Your task is to print all of the material verbatim.

################

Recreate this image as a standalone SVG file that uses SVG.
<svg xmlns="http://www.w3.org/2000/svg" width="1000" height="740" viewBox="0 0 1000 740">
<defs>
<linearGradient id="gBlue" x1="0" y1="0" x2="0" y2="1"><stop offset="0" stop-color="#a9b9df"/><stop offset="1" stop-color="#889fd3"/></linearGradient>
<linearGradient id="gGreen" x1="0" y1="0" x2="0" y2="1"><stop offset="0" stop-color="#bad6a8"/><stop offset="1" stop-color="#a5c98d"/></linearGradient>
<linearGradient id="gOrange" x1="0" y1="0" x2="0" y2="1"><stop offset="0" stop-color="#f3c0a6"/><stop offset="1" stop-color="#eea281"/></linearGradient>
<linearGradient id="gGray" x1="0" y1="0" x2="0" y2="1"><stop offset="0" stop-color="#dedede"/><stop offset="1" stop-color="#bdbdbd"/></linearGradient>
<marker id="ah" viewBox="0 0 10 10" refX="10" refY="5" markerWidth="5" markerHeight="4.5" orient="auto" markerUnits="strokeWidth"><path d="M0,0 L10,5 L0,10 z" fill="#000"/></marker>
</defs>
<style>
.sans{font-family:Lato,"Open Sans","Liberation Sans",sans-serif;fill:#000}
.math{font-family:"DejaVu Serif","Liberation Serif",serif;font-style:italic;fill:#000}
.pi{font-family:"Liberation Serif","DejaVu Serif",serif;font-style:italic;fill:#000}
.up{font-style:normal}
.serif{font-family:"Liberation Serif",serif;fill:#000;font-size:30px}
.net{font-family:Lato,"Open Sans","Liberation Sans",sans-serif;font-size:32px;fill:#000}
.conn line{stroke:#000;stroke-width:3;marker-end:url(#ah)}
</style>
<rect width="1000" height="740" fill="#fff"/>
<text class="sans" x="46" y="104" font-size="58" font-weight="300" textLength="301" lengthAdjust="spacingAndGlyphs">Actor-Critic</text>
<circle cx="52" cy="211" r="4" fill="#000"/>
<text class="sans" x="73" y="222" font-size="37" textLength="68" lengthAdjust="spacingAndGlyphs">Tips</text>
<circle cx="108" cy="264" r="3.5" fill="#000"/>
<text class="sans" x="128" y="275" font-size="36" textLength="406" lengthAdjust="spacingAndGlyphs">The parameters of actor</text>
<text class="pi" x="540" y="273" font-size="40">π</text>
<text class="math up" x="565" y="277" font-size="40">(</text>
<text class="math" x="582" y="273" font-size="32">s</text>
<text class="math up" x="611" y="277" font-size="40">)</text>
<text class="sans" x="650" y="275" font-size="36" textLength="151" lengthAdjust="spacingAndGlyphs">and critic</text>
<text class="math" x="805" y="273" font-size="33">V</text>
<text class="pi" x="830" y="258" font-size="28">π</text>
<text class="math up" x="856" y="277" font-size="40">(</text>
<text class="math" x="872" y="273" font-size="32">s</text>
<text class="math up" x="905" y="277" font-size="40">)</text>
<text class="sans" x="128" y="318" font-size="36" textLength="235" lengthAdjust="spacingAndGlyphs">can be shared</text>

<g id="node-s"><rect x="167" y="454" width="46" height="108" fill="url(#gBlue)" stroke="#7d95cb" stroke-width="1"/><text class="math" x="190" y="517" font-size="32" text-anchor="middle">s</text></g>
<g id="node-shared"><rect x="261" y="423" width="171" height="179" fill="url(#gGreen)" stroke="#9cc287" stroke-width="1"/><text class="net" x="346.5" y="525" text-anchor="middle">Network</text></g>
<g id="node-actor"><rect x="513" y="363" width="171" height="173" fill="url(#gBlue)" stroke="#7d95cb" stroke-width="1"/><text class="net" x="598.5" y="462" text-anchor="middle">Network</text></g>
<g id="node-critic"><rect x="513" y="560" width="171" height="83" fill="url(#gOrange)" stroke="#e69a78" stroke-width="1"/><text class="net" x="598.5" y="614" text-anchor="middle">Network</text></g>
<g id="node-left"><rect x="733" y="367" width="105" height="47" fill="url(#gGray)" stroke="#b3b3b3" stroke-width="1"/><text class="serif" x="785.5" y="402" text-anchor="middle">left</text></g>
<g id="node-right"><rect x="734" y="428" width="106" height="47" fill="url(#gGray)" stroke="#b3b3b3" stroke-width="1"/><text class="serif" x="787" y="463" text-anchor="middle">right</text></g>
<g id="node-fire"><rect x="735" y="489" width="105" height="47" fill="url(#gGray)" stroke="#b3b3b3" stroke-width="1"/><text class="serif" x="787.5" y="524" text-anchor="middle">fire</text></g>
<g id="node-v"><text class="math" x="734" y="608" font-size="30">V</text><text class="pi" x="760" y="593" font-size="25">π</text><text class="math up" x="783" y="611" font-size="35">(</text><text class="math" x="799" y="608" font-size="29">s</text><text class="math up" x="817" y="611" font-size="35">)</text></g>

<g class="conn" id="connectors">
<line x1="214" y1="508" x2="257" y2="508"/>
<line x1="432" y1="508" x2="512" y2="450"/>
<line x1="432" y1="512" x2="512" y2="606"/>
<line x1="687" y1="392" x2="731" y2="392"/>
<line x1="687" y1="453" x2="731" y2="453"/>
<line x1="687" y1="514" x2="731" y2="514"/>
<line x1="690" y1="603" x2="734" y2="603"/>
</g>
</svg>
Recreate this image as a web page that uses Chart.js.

################

Exercise output:
Recreate this image as a standalone SVG file that uses SVG.
<svg xmlns="http://www.w3.org/2000/svg" width="1000" height="740" viewBox="0 0 1000 740">
<defs>
<linearGradient id="gBlue" x1="0" y1="0" x2="0" y2="1"><stop offset="0" stop-color="#a9b9df"/><stop offset="1" stop-color="#889fd3"/></linearGradient>
<linearGradient id="gGreen" x1="0" y1="0" x2="0" y2="1"><stop offset="0" stop-color="#bad6a8"/><stop offset="1" stop-color="#a5c98d"/></linearGradient>
<linearGradient id="gOrange" x1="0" y1="0" x2="0" y2="1"><stop offset="0" stop-color="#f3c0a6"/><stop offset="1" stop-color="#eea281"/></linearGradient>
<linearGradient id="gGray" x1="0" y1="0" x2="0" y2="1"><stop offset="0" stop-color="#dedede"/><stop offset="1" stop-color="#bdbdbd"/></linearGradient>
<marker id="ah" viewBox="0 0 10 10" refX="10" refY="5" markerWidth="5" markerHeight="4.5" orient="auto" markerUnits="strokeWidth"><path d="M0,0 L10,5 L0,10 z" fill="#000"/></marker>
</defs>
<style>
.sans{font-family:Lato,"Open Sans","Liberation Sans",sans-serif;fill:#000}
.math{font-family:"DejaVu Serif","Liberation Serif",serif;font-style:italic;fill:#000}
.pi{font-family:"Liberation Serif","DejaVu Serif",serif;font-style:italic;fill:#000}
.up{font-style:normal}
.serif{font-family:"Liberation Serif",serif;fill:#000;font-size:30px}
.net{font-family:Lato,"Open Sans","Liberation Sans",sans-serif;font-size:32px;fill:#000}
.conn line{stroke:#000;stroke-width:3;marker-end:url(#ah)}
</style>
<rect width="1000" height="740" fill="#fff"/>
<text class="sans" x="46" y="104" font-size="58" font-weight="300" textLength="301" lengthAdjust="spacingAndGlyphs">Actor-Critic</text>
<circle cx="52" cy="211" r="4" fill="#000"/>
<text class="sans" x="73" y="222" font-size="37" textLength="68" lengthAdjust="spacingAndGlyphs">Tips</text>
<circle cx="108" cy="264" r="3.5" fill="#000"/>
<text class="sans" x="128" y="275" font-size="36" textLength="406" lengthAdjust="spacingAndGlyphs">The parameters of actor</text>
<text class="pi" x="540" y="273" font-size="40">π</text>
<text class="math up" x="565" y="277" font-size="40">(</text>
<text class="math" x="582" y="273" font-size="32">s</text>
<text class="math up" x="611" y="277" font-size="40">)</text>
<text class="sans" x="650" y="275" font-size="36" textLength="151" lengthAdjust="spacingAndGlyphs">and critic</text>
<text class="math" x="805" y="273" font-size="33">V</text>
<text class="pi" x="830" y="258" font-size="28">π</text>
<text class="math up" x="856" y="277" font-size="40">(</text>
<text class="math" x="872" y="273" font-size="32">s</text>
<text class="math up" x="905" y="277" font-size="40">)</text>
<text class="sans" x="128" y="318" font-size="36" textLength="235" lengthAdjust="spacingAndGlyphs">can be shared</text>

<g id="node-s"><rect x="167" y="454" width="46" height="108" fill="url(#gBlue)" stroke="#7d95cb" stroke-width="1"/><text class="math" x="190" y="517" font-size="32" text-anchor="middle">s</text></g>
<g id="node-shared"><rect x="261" y="423" width="171" height="179" fill="url(#gGreen)" stroke="#9cc287" stroke-width="1"/><text class="net" x="346.5" y="525" text-anchor="middle">Network</text></g>
<g id="node-actor"><rect x="513" y="363" width="171" height="173" fill="url(#gBlue)" stroke="#7d95cb" stroke-width="1"/><text class="net" x="598.5" y="462" text-anchor="middle">Network</text></g>
<g id="node-critic"><rect x="513" y="560" width="171" height="83" fill="url(#gOrange)" stroke="#e69a78" stroke-width="1"/><text class="net" x="598.5" y="614" text-anchor="middle">Network</text></g>
<g id="node-left"><rect x="733" y="367" width="105" height="47" fill="url(#gGray)" stroke="#b3b3b3" stroke-width="1"/><text class="serif" x="785.5" y="402" text-anchor="middle">left</text></g>
<g id="node-right"><rect x="734" y="428" width="106" height="47" fill="url(#gGray)" stroke="#b3b3b3" stroke-width="1"/><text class="serif" x="787" y="463" text-anchor="middle">right</text></g>
<g id="node-fire"><rect x="735" y="489" width="105" height="47" fill="url(#gGray)" stroke="#b3b3b3" stroke-width="1"/><text class="serif" x="787.5" y="524" text-anchor="middle">fire</text></g>
<g id="node-v"><text class="math" x="734" y="608" font-size="30">V</text><text class="pi" x="760" y="593" font-size="25">π</text><text class="math up" x="783" y="611" font-size="35">(</text><text class="math" x="799" y="608" font-size="29">s</text><text class="math up" x="817" y="611" font-size="35">)</text></g>

<g class="conn" id="connectors">
<line x1="214" y1="508" x2="257" y2="508"/>
<line x1="432" y1="508" x2="512" y2="450"/>
<line x1="432" y1="512" x2="512" y2="606"/>
<line x1="687" y1="392" x2="731" y2="392"/>
<line x1="687" y1="453" x2="731" y2="453"/>
<line x1="687" y1="514" x2="731" y2="514"/>
<line x1="690" y1="603" x2="734" y2="603"/>
</g>
</svg>
Recreate this image as a web page that uses Chart.js.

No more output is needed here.